Without the pictures, write out all the lines below exactly as they appear.

Rows from a dataset of charts and code
-- Start --

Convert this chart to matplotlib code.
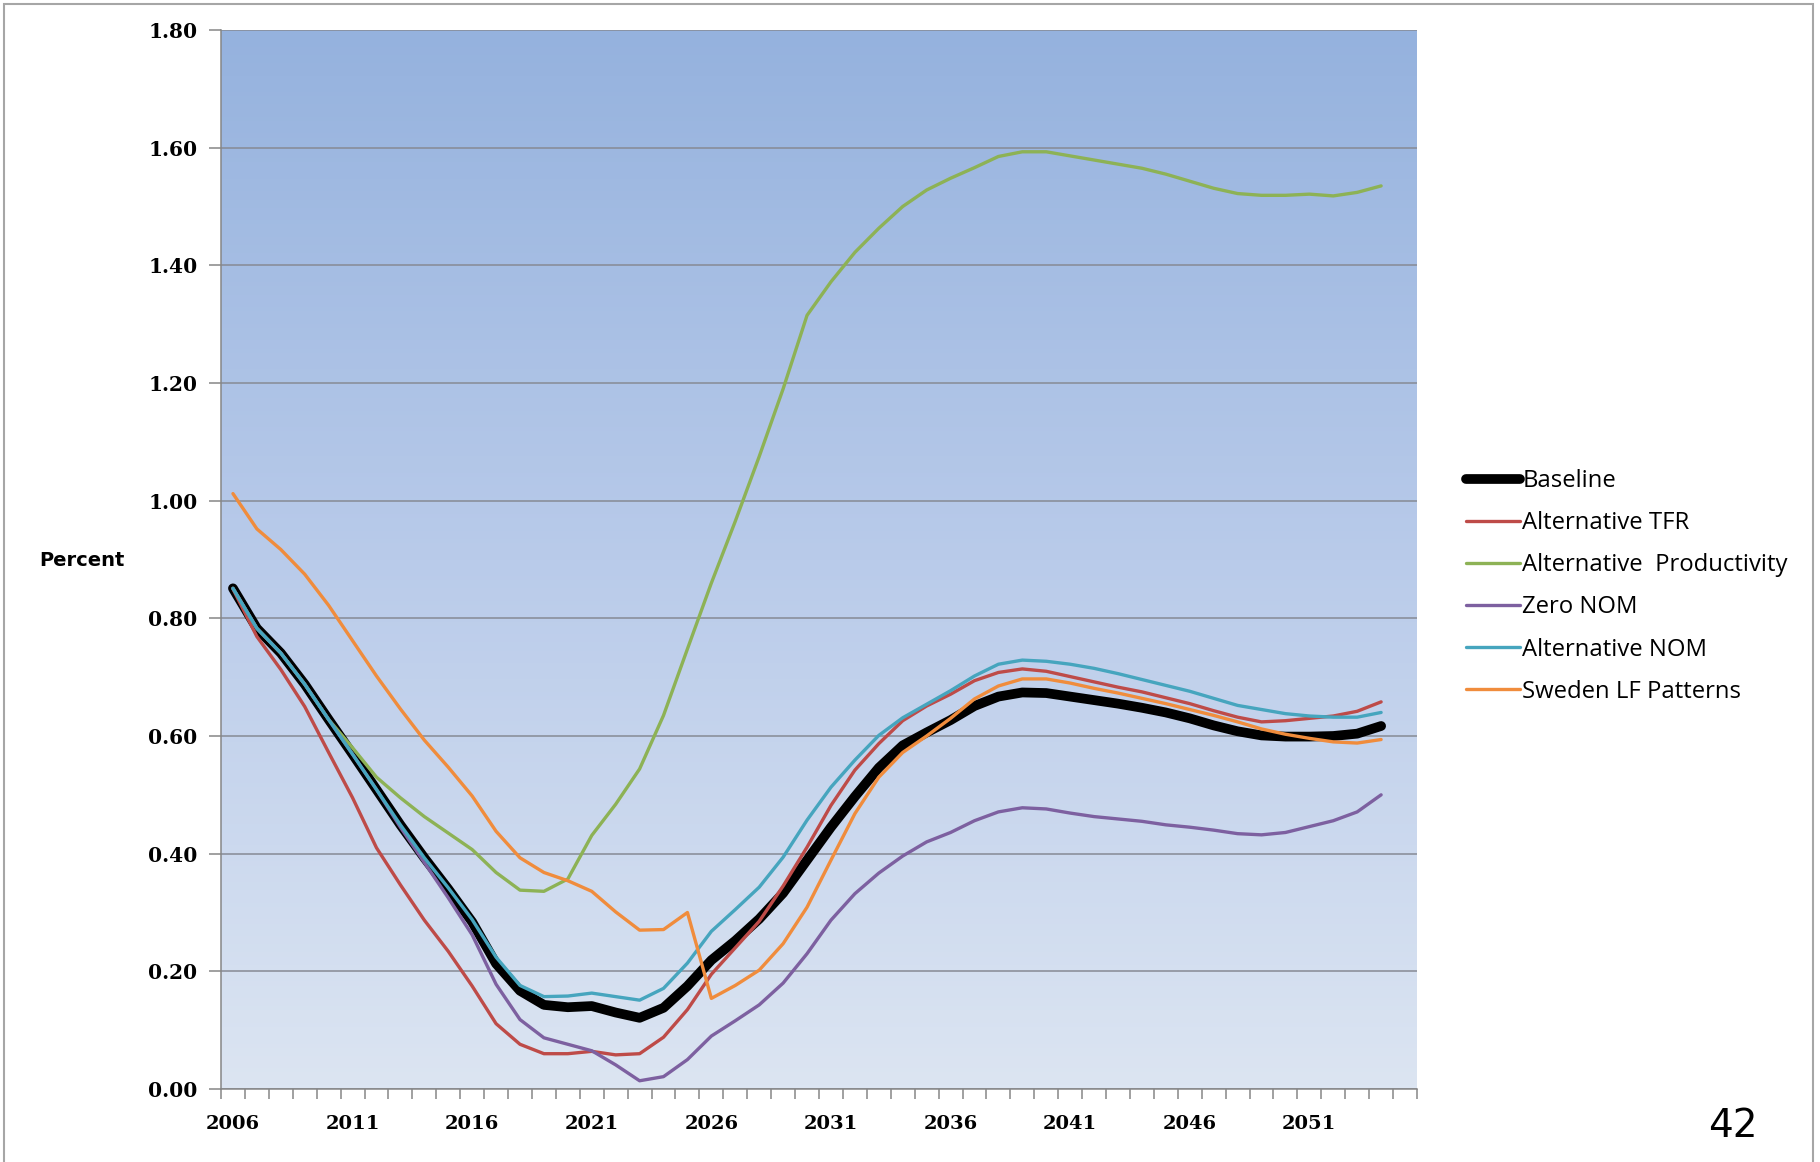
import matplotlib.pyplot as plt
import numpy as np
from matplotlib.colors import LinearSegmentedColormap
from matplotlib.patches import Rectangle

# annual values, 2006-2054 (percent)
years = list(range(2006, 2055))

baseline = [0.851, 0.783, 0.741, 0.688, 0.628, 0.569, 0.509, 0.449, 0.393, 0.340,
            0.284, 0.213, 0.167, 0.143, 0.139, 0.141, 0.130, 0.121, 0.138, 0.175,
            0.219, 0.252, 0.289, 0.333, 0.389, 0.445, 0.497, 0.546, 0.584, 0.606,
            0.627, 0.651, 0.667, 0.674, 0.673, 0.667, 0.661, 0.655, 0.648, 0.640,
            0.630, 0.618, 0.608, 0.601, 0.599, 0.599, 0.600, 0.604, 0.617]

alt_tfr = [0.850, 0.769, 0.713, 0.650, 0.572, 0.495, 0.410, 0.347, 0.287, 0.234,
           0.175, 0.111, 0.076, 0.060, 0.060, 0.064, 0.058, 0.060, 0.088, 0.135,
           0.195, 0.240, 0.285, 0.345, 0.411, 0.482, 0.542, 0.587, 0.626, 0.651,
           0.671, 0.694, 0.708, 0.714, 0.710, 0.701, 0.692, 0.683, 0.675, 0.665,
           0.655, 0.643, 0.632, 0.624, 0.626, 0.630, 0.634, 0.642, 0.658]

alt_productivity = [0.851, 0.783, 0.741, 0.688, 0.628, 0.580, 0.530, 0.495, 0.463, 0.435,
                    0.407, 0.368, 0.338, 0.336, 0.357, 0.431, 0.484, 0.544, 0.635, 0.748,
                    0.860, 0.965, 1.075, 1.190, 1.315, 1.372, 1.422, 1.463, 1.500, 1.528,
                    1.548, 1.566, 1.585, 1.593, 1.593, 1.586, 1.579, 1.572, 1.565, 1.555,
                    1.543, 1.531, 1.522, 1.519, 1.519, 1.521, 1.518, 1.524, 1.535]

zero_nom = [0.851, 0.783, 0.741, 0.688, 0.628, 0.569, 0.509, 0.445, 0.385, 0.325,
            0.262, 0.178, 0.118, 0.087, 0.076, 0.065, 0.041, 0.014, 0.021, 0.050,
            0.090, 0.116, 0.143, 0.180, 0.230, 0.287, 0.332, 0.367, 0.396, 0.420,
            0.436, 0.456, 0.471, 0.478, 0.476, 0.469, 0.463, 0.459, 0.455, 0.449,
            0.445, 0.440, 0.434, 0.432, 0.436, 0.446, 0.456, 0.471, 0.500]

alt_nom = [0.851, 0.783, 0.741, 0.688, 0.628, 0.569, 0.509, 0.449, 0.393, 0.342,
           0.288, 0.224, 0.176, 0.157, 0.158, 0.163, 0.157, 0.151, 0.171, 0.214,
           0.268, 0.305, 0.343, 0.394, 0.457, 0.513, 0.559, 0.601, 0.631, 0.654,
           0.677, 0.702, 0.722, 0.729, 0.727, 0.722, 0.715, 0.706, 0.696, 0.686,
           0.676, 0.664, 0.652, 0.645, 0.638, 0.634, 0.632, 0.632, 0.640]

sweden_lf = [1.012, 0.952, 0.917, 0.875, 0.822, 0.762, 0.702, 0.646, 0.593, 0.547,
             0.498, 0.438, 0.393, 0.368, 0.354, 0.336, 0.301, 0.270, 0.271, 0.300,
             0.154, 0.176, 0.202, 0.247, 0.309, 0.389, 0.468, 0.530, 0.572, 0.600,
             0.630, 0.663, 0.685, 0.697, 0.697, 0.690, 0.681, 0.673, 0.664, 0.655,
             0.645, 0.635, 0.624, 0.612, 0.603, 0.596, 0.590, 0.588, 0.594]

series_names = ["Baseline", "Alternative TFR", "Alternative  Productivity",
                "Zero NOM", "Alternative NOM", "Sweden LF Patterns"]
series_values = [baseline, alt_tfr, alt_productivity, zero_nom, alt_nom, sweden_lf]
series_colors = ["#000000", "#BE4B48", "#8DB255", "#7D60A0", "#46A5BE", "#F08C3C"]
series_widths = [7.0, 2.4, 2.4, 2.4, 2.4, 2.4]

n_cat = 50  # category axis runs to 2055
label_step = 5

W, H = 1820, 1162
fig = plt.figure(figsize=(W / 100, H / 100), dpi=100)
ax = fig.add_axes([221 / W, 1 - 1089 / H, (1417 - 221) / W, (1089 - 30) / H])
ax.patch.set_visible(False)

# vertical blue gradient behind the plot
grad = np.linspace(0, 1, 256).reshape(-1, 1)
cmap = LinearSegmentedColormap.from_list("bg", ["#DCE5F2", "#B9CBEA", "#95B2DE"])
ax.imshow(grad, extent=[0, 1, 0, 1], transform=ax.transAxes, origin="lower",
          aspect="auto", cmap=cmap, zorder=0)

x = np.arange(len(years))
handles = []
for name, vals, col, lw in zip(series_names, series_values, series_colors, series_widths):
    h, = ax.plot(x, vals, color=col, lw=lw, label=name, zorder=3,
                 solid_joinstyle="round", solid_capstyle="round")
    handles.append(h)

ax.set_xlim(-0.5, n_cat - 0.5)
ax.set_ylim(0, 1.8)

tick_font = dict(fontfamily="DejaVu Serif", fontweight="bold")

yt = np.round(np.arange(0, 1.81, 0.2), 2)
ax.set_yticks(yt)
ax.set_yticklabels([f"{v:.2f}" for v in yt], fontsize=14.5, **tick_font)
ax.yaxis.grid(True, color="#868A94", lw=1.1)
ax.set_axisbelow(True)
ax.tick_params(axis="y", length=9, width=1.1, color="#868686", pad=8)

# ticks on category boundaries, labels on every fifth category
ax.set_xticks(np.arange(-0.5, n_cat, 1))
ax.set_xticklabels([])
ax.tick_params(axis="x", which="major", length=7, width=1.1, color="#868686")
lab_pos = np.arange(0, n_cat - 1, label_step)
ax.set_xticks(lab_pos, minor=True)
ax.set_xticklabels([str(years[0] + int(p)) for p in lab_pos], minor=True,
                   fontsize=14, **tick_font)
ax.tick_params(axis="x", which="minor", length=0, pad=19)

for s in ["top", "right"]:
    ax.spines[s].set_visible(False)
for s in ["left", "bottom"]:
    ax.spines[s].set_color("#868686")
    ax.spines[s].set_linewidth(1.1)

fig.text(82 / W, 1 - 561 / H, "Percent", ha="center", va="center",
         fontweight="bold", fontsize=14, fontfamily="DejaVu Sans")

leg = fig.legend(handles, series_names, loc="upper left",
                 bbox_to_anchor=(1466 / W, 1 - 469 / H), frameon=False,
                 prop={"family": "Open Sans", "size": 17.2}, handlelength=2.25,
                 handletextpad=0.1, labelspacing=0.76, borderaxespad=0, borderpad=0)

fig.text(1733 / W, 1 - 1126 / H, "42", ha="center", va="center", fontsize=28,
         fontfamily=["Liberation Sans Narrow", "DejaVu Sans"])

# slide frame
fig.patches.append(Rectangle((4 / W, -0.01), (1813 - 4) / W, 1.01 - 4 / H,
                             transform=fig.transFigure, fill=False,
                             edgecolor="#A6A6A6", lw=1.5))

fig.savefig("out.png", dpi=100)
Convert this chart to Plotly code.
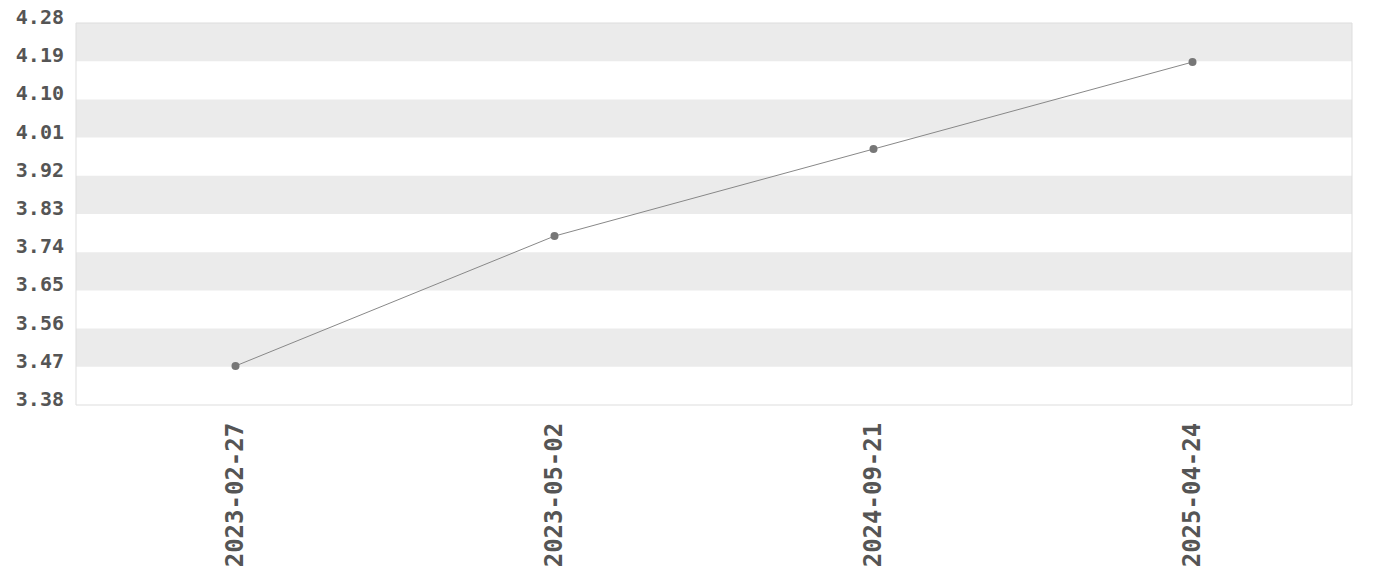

-- End --

» **RESPONSE TO THIS TASK**:
Convert this chart to matplotlib code.
import matplotlib.pyplot as plt
import numpy as np
from matplotlib.colors import LinearSegmentedColormap
from matplotlib.patches import Rectangle

# annual values, 2006-2054 (percent)
years = list(range(2006, 2055))

baseline = [0.851, 0.783, 0.741, 0.688, 0.628, 0.569, 0.509, 0.449, 0.393, 0.340,
            0.284, 0.213, 0.167, 0.143, 0.139, 0.141, 0.130, 0.121, 0.138, 0.175,
            0.219, 0.252, 0.289, 0.333, 0.389, 0.445, 0.497, 0.546, 0.584, 0.606,
            0.627, 0.651, 0.667, 0.674, 0.673, 0.667, 0.661, 0.655, 0.648, 0.640,
            0.630, 0.618, 0.608, 0.601, 0.599, 0.599, 0.600, 0.604, 0.617]

alt_tfr = [0.850, 0.769, 0.713, 0.650, 0.572, 0.495, 0.410, 0.347, 0.287, 0.234,
           0.175, 0.111, 0.076, 0.060, 0.060, 0.064, 0.058, 0.060, 0.088, 0.135,
           0.195, 0.240, 0.285, 0.345, 0.411, 0.482, 0.542, 0.587, 0.626, 0.651,
           0.671, 0.694, 0.708, 0.714, 0.710, 0.701, 0.692, 0.683, 0.675, 0.665,
           0.655, 0.643, 0.632, 0.624, 0.626, 0.630, 0.634, 0.642, 0.658]

alt_productivity = [0.851, 0.783, 0.741, 0.688, 0.628, 0.580, 0.530, 0.495, 0.463, 0.435,
                    0.407, 0.368, 0.338, 0.336, 0.357, 0.431, 0.484, 0.544, 0.635, 0.748,
                    0.860, 0.965, 1.075, 1.190, 1.315, 1.372, 1.422, 1.463, 1.500, 1.528,
                    1.548, 1.566, 1.585, 1.593, 1.593, 1.586, 1.579, 1.572, 1.565, 1.555,
                    1.543, 1.531, 1.522, 1.519, 1.519, 1.521, 1.518, 1.524, 1.535]

zero_nom = [0.851, 0.783, 0.741, 0.688, 0.628, 0.569, 0.509, 0.445, 0.385, 0.325,
            0.262, 0.178, 0.118, 0.087, 0.076, 0.065, 0.041, 0.014, 0.021, 0.050,
            0.090, 0.116, 0.143, 0.180, 0.230, 0.287, 0.332, 0.367, 0.396, 0.420,
            0.436, 0.456, 0.471, 0.478, 0.476, 0.469, 0.463, 0.459, 0.455, 0.449,
            0.445, 0.440, 0.434, 0.432, 0.436, 0.446, 0.456, 0.471, 0.500]

alt_nom = [0.851, 0.783, 0.741, 0.688, 0.628, 0.569, 0.509, 0.449, 0.393, 0.342,
           0.288, 0.224, 0.176, 0.157, 0.158, 0.163, 0.157, 0.151, 0.171, 0.214,
           0.268, 0.305, 0.343, 0.394, 0.457, 0.513, 0.559, 0.601, 0.631, 0.654,
           0.677, 0.702, 0.722, 0.729, 0.727, 0.722, 0.715, 0.706, 0.696, 0.686,
           0.676, 0.664, 0.652, 0.645, 0.638, 0.634, 0.632, 0.632, 0.640]

sweden_lf = [1.012, 0.952, 0.917, 0.875, 0.822, 0.762, 0.702, 0.646, 0.593, 0.547,
             0.498, 0.438, 0.393, 0.368, 0.354, 0.336, 0.301, 0.270, 0.271, 0.300,
             0.154, 0.176, 0.202, 0.247, 0.309, 0.389, 0.468, 0.530, 0.572, 0.600,
             0.630, 0.663, 0.685, 0.697, 0.697, 0.690, 0.681, 0.673, 0.664, 0.655,
             0.645, 0.635, 0.624, 0.612, 0.603, 0.596, 0.590, 0.588, 0.594]

series_names = ["Baseline", "Alternative TFR", "Alternative  Productivity",
                "Zero NOM", "Alternative NOM", "Sweden LF Patterns"]
series_values = [baseline, alt_tfr, alt_productivity, zero_nom, alt_nom, sweden_lf]
series_colors = ["#000000", "#BE4B48", "#8DB255", "#7D60A0", "#46A5BE", "#F08C3C"]
series_widths = [7.0, 2.4, 2.4, 2.4, 2.4, 2.4]

n_cat = 50  # category axis runs to 2055
label_step = 5

W, H = 1820, 1162
fig = plt.figure(figsize=(W / 100, H / 100), dpi=100)
ax = fig.add_axes([221 / W, 1 - 1089 / H, (1417 - 221) / W, (1089 - 30) / H])
ax.patch.set_visible(False)

# vertical blue gradient behind the plot
grad = np.linspace(0, 1, 256).reshape(-1, 1)
cmap = LinearSegmentedColormap.from_list("bg", ["#DCE5F2", "#B9CBEA", "#95B2DE"])
ax.imshow(grad, extent=[0, 1, 0, 1], transform=ax.transAxes, origin="lower",
          aspect="auto", cmap=cmap, zorder=0)

x = np.arange(len(years))
handles = []
for name, vals, col, lw in zip(series_names, series_values, series_colors, series_widths):
    h, = ax.plot(x, vals, color=col, lw=lw, label=name, zorder=3,
                 solid_joinstyle="round", solid_capstyle="round")
    handles.append(h)

ax.set_xlim(-0.5, n_cat - 0.5)
ax.set_ylim(0, 1.8)

tick_font = dict(fontfamily="DejaVu Serif", fontweight="bold")

yt = np.round(np.arange(0, 1.81, 0.2), 2)
ax.set_yticks(yt)
ax.set_yticklabels([f"{v:.2f}" for v in yt], fontsize=14.5, **tick_font)
ax.yaxis.grid(True, color="#868A94", lw=1.1)
ax.set_axisbelow(True)
ax.tick_params(axis="y", length=9, width=1.1, color="#868686", pad=8)

# ticks on category boundaries, labels on every fifth category
ax.set_xticks(np.arange(-0.5, n_cat, 1))
ax.set_xticklabels([])
ax.tick_params(axis="x", which="major", length=7, width=1.1, color="#868686")
lab_pos = np.arange(0, n_cat - 1, label_step)
ax.set_xticks(lab_pos, minor=True)
ax.set_xticklabels([str(years[0] + int(p)) for p in lab_pos], minor=True,
                   fontsize=14, **tick_font)
ax.tick_params(axis="x", which="minor", length=0, pad=19)

for s in ["top", "right"]:
    ax.spines[s].set_visible(False)
for s in ["left", "bottom"]:
    ax.spines[s].set_color("#868686")
    ax.spines[s].set_linewidth(1.1)

fig.text(82 / W, 1 - 561 / H, "Percent", ha="center", va="center",
         fontweight="bold", fontsize=14, fontfamily="DejaVu Sans")

leg = fig.legend(handles, series_names, loc="upper left",
                 bbox_to_anchor=(1466 / W, 1 - 469 / H), frameon=False,
                 prop={"family": "Open Sans", "size": 17.2}, handlelength=2.25,
                 handletextpad=0.1, labelspacing=0.76, borderaxespad=0, borderpad=0)

fig.text(1733 / W, 1 - 1126 / H, "42", ha="center", va="center", fontsize=28,
         fontfamily=["Liberation Sans Narrow", "DejaVu Sans"])

# slide frame
fig.patches.append(Rectangle((4 / W, -0.01), (1813 - 4) / W, 1.01 - 4 / H,
                             transform=fig.transFigure, fill=False,
                             edgecolor="#A6A6A6", lw=1.5))

fig.savefig("out.png", dpi=100)
Convert this chart to Plotly code.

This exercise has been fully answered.